About “/usr/share/…” some oficial pocketsphinx packages install on this directory. However, this is a file not really used, wiki explains that these files must be copied/linked to some mycroft paths.

If you think wiki explanation must be improved, feel free of edit it.

newone · July 9, 2017, 5:32pm

@PasabaPorAqui Thanks, the log is useful regarding pocketsphinx, grammar stuff is not logged there.

I will for sure contribute to the wiki once things work.
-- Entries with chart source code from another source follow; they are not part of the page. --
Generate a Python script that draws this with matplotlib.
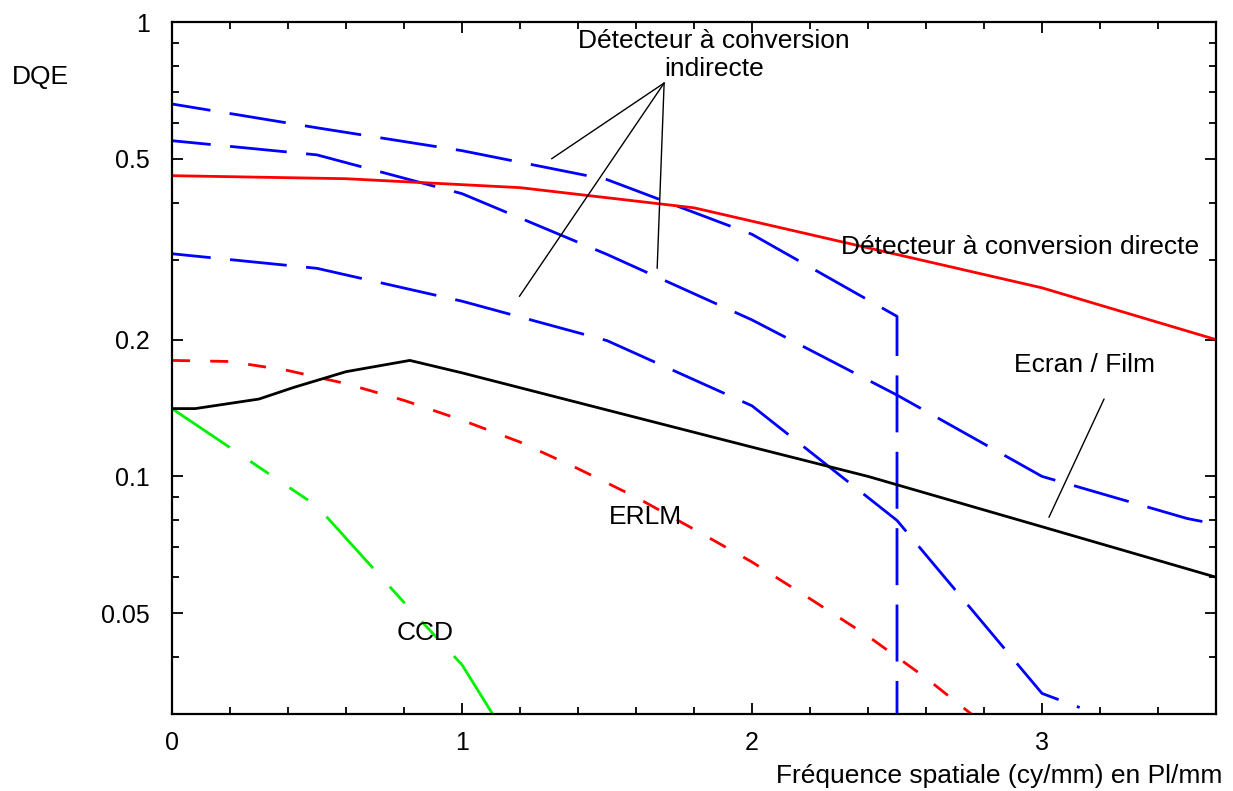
import matplotlib
matplotlib.use("Agg")
import matplotlib.pyplot as plt
from matplotlib.ticker import FixedLocator, MultipleLocator, NullFormatter

# valeurs (DQE en fonction de la frequence spatiale)
freq_direct = [0, 0.6, 1.2, 1.8, 3.0, 3.6]
dqe_direct = [0.459, 0.452, 0.432, 0.390, 0.260, 0.200]

freq_film = [0, 0.08, 0.3, 0.42, 0.6, 0.82, 1.0, 1.5, 2.0, 2.4, 3.0, 3.6]
dqe_film = [0.141, 0.141, 0.148, 0.157, 0.170, 0.180, 0.169, 0.140, 0.116, 0.100, 0.0775, 0.060]

freq_erlm = [0, 0.2, 0.4, 0.6, 0.8, 1.0, 1.2, 1.4, 1.6, 1.8, 2.0, 2.2, 2.4, 2.6, 2.8]
dqe_erlm = [0.180, 0.179, 0.171, 0.160, 0.147, 0.133, 0.119, 0.104, 0.090, 0.0765,
            0.0648, 0.0538, 0.0445, 0.0360, 0.0285]

freq_ccd = [0, 0.5, 0.8, 1.0, 1.15]
dqe_ccd = [0.141, 0.086, 0.0528, 0.0385, 0.027]

freq_indirect_a = [0, 0.5, 1.0, 1.5, 2.0, 2.5, 2.5]
dqe_indirect_a = [0.660, 0.585, 0.521, 0.450, 0.341, 0.225, 0.020]

freq_indirect_b = [0, 0.5, 1.0, 1.5, 2.0, 2.5, 3.0, 3.5, 3.6]
dqe_indirect_b = [0.548, 0.510, 0.419, 0.308, 0.221, 0.151, 0.100, 0.0808, 0.0785]

freq_indirect_c = [0, 0.5, 1.0, 1.5, 2.0, 2.5, 3.0, 3.13]
dqe_indirect_c = [0.309, 0.287, 0.243, 0.199, 0.143, 0.080, 0.0333, 0.031]

x_ticks = [0, 1, 2, 3]
x_labels = ["0", "1", "2", "3"]
y_ticks = [0.05, 0.1, 0.2, 0.5, 1]
y_labels = ["0.05", "0.1", "0.2", "0.5", "1"]
y_minor = [0.03, 0.04, 0.06, 0.07, 0.08, 0.09, 0.3, 0.4, 0.6, 0.7, 0.8, 0.9]

plt.rcParams["font.family"] = ["Liberation Sans", "DejaVu Sans"]
plt.rcParams["lines.scale_dashes"] = False

W, H = 1233, 791
fig = plt.figure(figsize=(W / 100, H / 100), dpi=100)
ax = fig.add_axes([172 / W, 1 - 714 / H, (1216 - 172) / W, (714 - 22) / H])
ax.set_yscale("log")

lw = 2.0
blue_dash = (13, (41, 14))
ax.plot(freq_indirect_a, dqe_indirect_a, color="#0000ff", lw=lw, ls=blue_dash)
ax.plot(freq_indirect_b, dqe_indirect_b, color="#0000ff", lw=lw, ls=blue_dash)
ax.plot(freq_indirect_c, dqe_indirect_c, color="#0000ff", lw=lw, ls=blue_dash)
ax.plot(freq_direct, dqe_direct, color="#ff0000", lw=lw)
ax.plot(freq_erlm, dqe_erlm, color="#ff0000", lw=lw, ls=(0, (13, 14.5)))
ax.plot(freq_ccd, dqe_ccd, color="#00f000", lw=lw, ls=(0, (50, 18, 16, 18, 16, 18)))
ax.plot(freq_film, dqe_film, color="black", lw=lw)

ax.set_xlim(0, 3.6)
ax.set_ylim(0.03, 1)

ax.xaxis.set_major_locator(FixedLocator(x_ticks))
ax.xaxis.set_minor_locator(MultipleLocator(0.2))
ax.set_xticklabels(x_labels)
ax.yaxis.set_major_locator(FixedLocator(y_ticks))
ax.yaxis.set_minor_locator(FixedLocator(y_minor))
ax.set_yticklabels(y_labels)
ax.yaxis.set_minor_formatter(NullFormatter())

ax.tick_params(which="both", direction="in", top=True, right=True, width=1.3,
               labelsize=18, colors="black")
ax.tick_params(which="major", length=8)
ax.tick_params(which="minor", length=5)
ax.tick_params(axis="y", pad=16)
ax.tick_params(axis="x", pad=12)
for sp in ax.spines.values():
    sp.set_linewidth(1.6)

fs = 19
fig.text(12 / W, 1 - 77 / H, "DQE", fontsize=fs, ha="left", va="center")
fig.text(1222 / W, 1 - 776 / H, "Fréquence spatiale (cy/mm) en Pl/mm",
         fontsize=fs, ha="right", va="center")

ax.text(1.87, 0.846, "Détecteur à conversion\nindirecte", fontsize=fs,
        ha="center", va="center", multialignment="center", linespacing=1.2)
ax.text(2.307, 0.319, "Détecteur à conversion directe", fontsize=fs,
        ha="left", va="center")
ax.text(3.145, 0.176, "Ecran / Film", fontsize=fs, ha="center", va="center")
ax.text(1.631, 0.0813, "ERLM", fontsize=fs, ha="center", va="center")
ax.text(0.873, 0.0453, "CCD", fontsize=fs, ha="center", va="center")

leader = dict(arrowstyle="-", color="black", lw=1.0, shrinkA=0, shrinkB=0)
apex = (1.697, 0.734)
for end in [(1.309, 0.500), (1.198, 0.249), (1.673, 0.287)]:
    ax.annotate("", xy=end, xytext=apex, arrowprops=leader)
ax.annotate("", xy=(3.024, 0.0813), xytext=(3.214, 0.148), arrowprops=leader)

fig.savefig("out.png", dpi=100)
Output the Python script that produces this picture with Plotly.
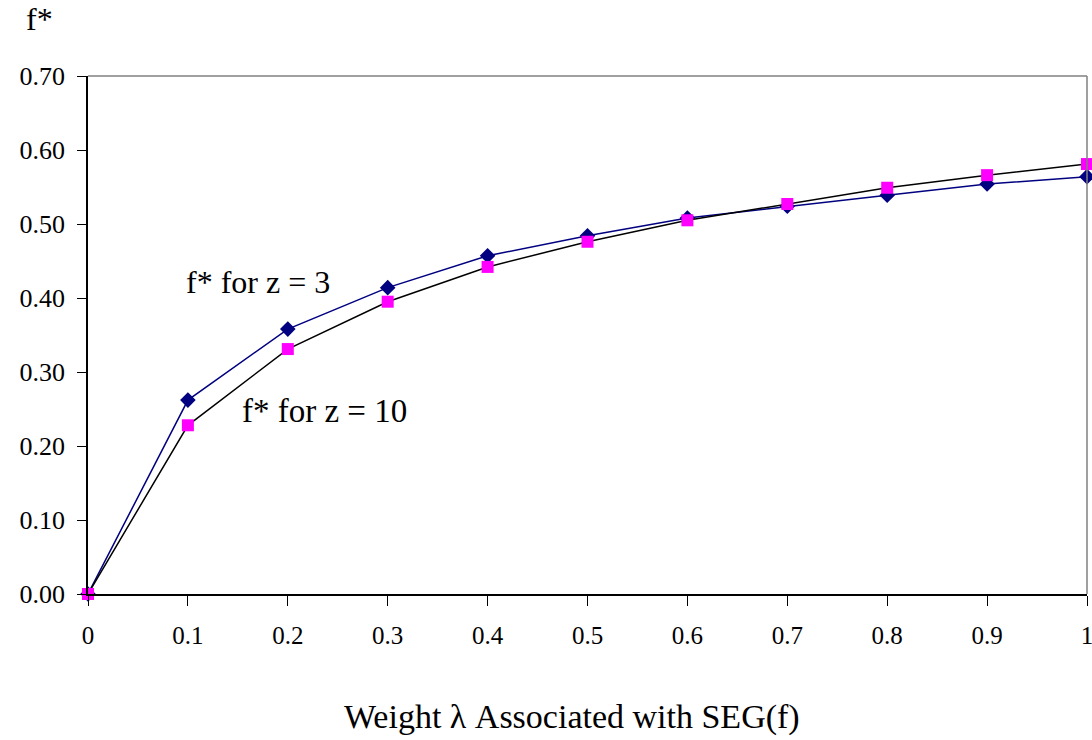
import plotly.graph_objects as go

lam = [0, 0.1, 0.2, 0.3, 0.4, 0.5, 0.6, 0.7, 0.8, 0.9, 1.0]
f_z3 = [0.0, 0.262, 0.358, 0.414, 0.457, 0.484, 0.508, 0.524, 0.539, 0.554, 0.564]
f_z10 = [0.0, 0.228, 0.331, 0.395, 0.442, 0.476, 0.505, 0.527, 0.549, 0.566, 0.581]
x_ticks = [0, 0.1, 0.2, 0.3, 0.4, 0.5, 0.6, 0.7, 0.8, 0.9, 1.0]
x_tick_text = ["0", "0.1", "0.2", "0.3", "0.4", "0.5", "0.6", "0.7", "0.8", "0.9", "1"]
y_ticks = [0, 0.1, 0.2, 0.3, 0.4, 0.5, 0.6, 0.7]
y_tick_text = ["0.00", "0.10", "0.20", "0.30", "0.40", "0.50", "0.60", "0.70"]

FONT = "Liberation Serif, Times New Roman, serif"

fig = go.Figure()
fig.add_trace(go.Scatter(
    x=lam, y=f_z3, mode="lines+markers", name="z = 3",
    line=dict(color="#000080", width=1.5),
    marker=dict(symbol="diamond", size=12, color="#000080"),
    cliponaxis=False,
))
fig.add_trace(go.Scatter(
    x=lam, y=f_z10, mode="lines+markers", name="z = 10",
    line=dict(color="#000000", width=1.5),
    marker=dict(symbol="square", size=12, color="#FF00FF"),
    cliponaxis=False,
))

fig.update_layout(
    width=1092, height=740,
    margin=dict(l=88, r=5, t=76, b=146),
    paper_bgcolor="white", plot_bgcolor="white",
    showlegend=False,
    font=dict(family=FONT, size=25, color="black"),
    xaxis=dict(
        range=[0, 1], tickvals=x_ticks, ticktext=x_tick_text,
        ticks="outside", ticklen=10, tickcolor="black", tickwidth=1,
        showline=True, linecolor="black", linewidth=1.5, mirror=False,
        showgrid=False, zeroline=False, ticklabeloverflow="allow",
        ticklabelstandoff=8, automargin=False,
        tickfont=dict(family=FONT, size=25),
    ),
    yaxis=dict(
        range=[0, 0.7], tickvals=y_ticks, ticktext=y_tick_text,
        ticks="outside", ticklen=9, tickcolor="black", tickwidth=1,
        showline=True, linecolor="black", linewidth=1.5,
        showgrid=False, zeroline=False, ticklabelstandoff=7, automargin=False,
        tickfont=dict(family=FONT, size=26),
    ),
    shapes=[
        dict(type="line", xref="paper", yref="paper", x0=0, x1=1, y0=1, y1=1,
             line=dict(color="#808080", width=1.5)),
        dict(type="line", xref="paper", yref="paper", x0=1, x1=1, y0=0, y1=1,
             line=dict(color="#808080", width=1.5)),
    ],
    annotations=[
        dict(text="f*", xref="paper", yref="paper", x=-0.064, y=1.11,
             xanchor="left", yanchor="middle", showarrow=False,
             font=dict(family=FONT, size=32)),
        dict(text="Weight λ Associated with SEG(f)", xref="paper", yref="paper",
             x=0.484, y=-0.237, xanchor="center", yanchor="middle", showarrow=False,
             font=dict(family=FONT, size=34)),
        dict(text="f* for z = 3", xref="x", yref="y", x=0.096, y=0.421,
             xanchor="left", yanchor="middle", showarrow=False,
             font=dict(family=FONT, size=32)),
        dict(text="f* for z = 10", xref="x", yref="y", x=0.152, y=0.247,
             xanchor="left", yanchor="middle", showarrow=False,
             font=dict(family=FONT, size=33)),
    ],
)

fig.write_html("out.html", config={"displayModeBar": False},
               post_script="document.body.style.margin='0';document.body.style.overflow='hidden';")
I think that all language wikis should go in the one @Thorsten did with a single table for the pocketsphinx download stuff.

Now, to new issues

Traceback (most recent call last):
  File "/home/user/mycroft-core/mycroft/client/lspeech/main.py", line 196, in <module>
    main()
  File "/home/user/mycroft-core/mycroft/client/lspeech/main.py", line 188, in main
    loop.run()
  File "/home/user/mycroft-core/mycroft/client/lspeech/listener.py", line 250, in run
    self.start_async()
  File "/home/user/mycroft-core/mycroft/client/lspeech/listener.py", line 209, in start_async
    self.config, self.lang, self.state, self)
  File "/home/user/mycroft-core/mycroft/client/lspeech/pocketsphinx_audio_consumer.py", line 84, in __init__
    self.decoder.set_keyphrase('wake_word', self.wake_word)
  File "/home/user/.virtualenvs/mycroft/local/lib/python2.7/site-packages/pocketsphinx/pocketsphinx.py", line 403, in set_keyphrase
    return _pocketsphinx.Decoder_set_keyphrase(self, name, keyphrase)
RuntimeError: Decoder_set_keyphrase returned -1

2017-07-09 19:24:13,215 - mycroft.messagebus.client.ws - INFO - Connected
2017-07-09 19:24:13,215 - Skills - DEBUG - {"type": "enclosure.reset", "data": {}, "context": null}
...

  File "/home/user/.virtualenvs/mycroft/local/lib/python2.7/site-packages/requests/models.py", line 382, in prepare_url
    raise MissingSchema(error)
MissingSchema: Invalid URL '/v1/device//setting': No schema supplied. Perhaps you meant http:///v1/device//setting?

The second one seems to be related to setting “url” to “”. Currently, i am switching between English and German. The first one uses a binary language grammar and might lead to issues. For the second one there are no language files for the skills (yet).